(Editor’s note: Oscar Velez was this year’s speaker at Mustard Seed’s Building Futures Banquet. You can watch his full ten-minute speech in the video above.)
Oscar Velez (’89) says that because he attended Mustard Seed School, he’s seen mountains move in his life and in the lives of others. The seeds of faith and social justice, planted so many years ago by his parents and teachers, have compelled him to serve others in his work and life.
Every day he puts his Mustard Seed education to work as the principal of a school in the poorest ward in Jersey City. More than 86% of his students live below the poverty line. He’s teaching them to make their city a better place to live.
Recently his students recently built 10 little sidewalk libraries. It took planning and coordination. They worked with the city to put them up around their neighborhood where local libraries are understocked and often inaccessible. Local businesses donated over 8,000 books. Each little library promotes a love of reading. Helps students continue to read during the summer months when they’re not in school.
Reflecting on his own school experience at MSS, Oscar remembers that it was normal for him to learn and play with students who came from poverty and students who came from wealth…and everyone in between. Even though the world saw differences, he remembers that in the classroom, they were all on equal footing. Receiving the same exceptional education that gave Oscar the skills to succeed in high school (the Stony Brook School) and college (Rutgers University; New Jersey City University).
He remembers visiting museums and embassies. Attending the Joffrey Ballet. Collaborating on a peace poster that ultimately hung in the United Nations. And traveling to Washington D.C. with a group of MSS students and teachers to accept the the National Blue Ribbon School Award for 1987-88 from President Reagan. “I was just a kid from Jersey City, but going to see the president seemed like the most normal thing in the world!” he says.
Service projects like the baby food collection made an impact. So did stories of faith in action like St. Francis. Mother Theresa. And Oscar Romero, the martyred bishop of El Salvador and champion of the poor.
Because Oscar can relate to people all across the socio-economic spectrum, he’s found himself in extraordinary situations.

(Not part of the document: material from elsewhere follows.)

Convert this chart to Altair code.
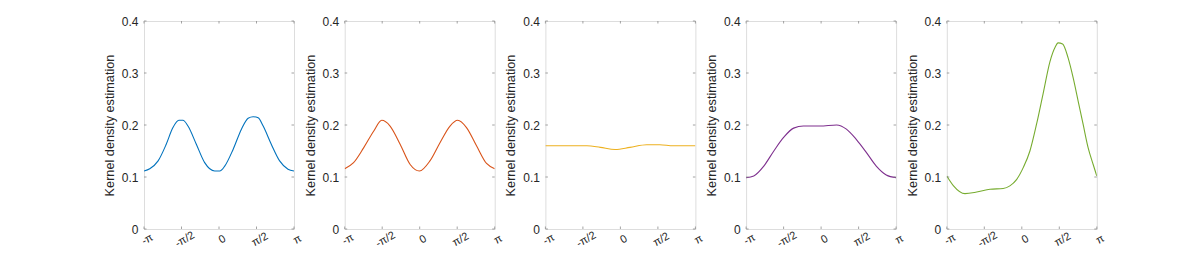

On missions trips to the most violent cities in our hemisphere. Building a shelter for homeless men and battered women and children in Medellin, Columbia. Or a free Christian school for deaf children in Honduras, a country that doesn’t educate the disabled. In fact, he’s been on over ten missions trips. In the communities where he’s worked, he’s seen mountains move.
“I’ve worked beside the poorest of the poor,” says Oscar. “People who don’t own a pair of shoes. I’ve also spent time with the President of Honduras, a world leader in a place of great wealth. I learned to navigate these vastly different worlds in the classrooms of Mustard Seed School. Where I studied and played with students from different walks of life.”
In every situation Oscar says, he wants to bring peace, social justice, and transformation—desires inspired and formed through his parents and a Mustard Seed education.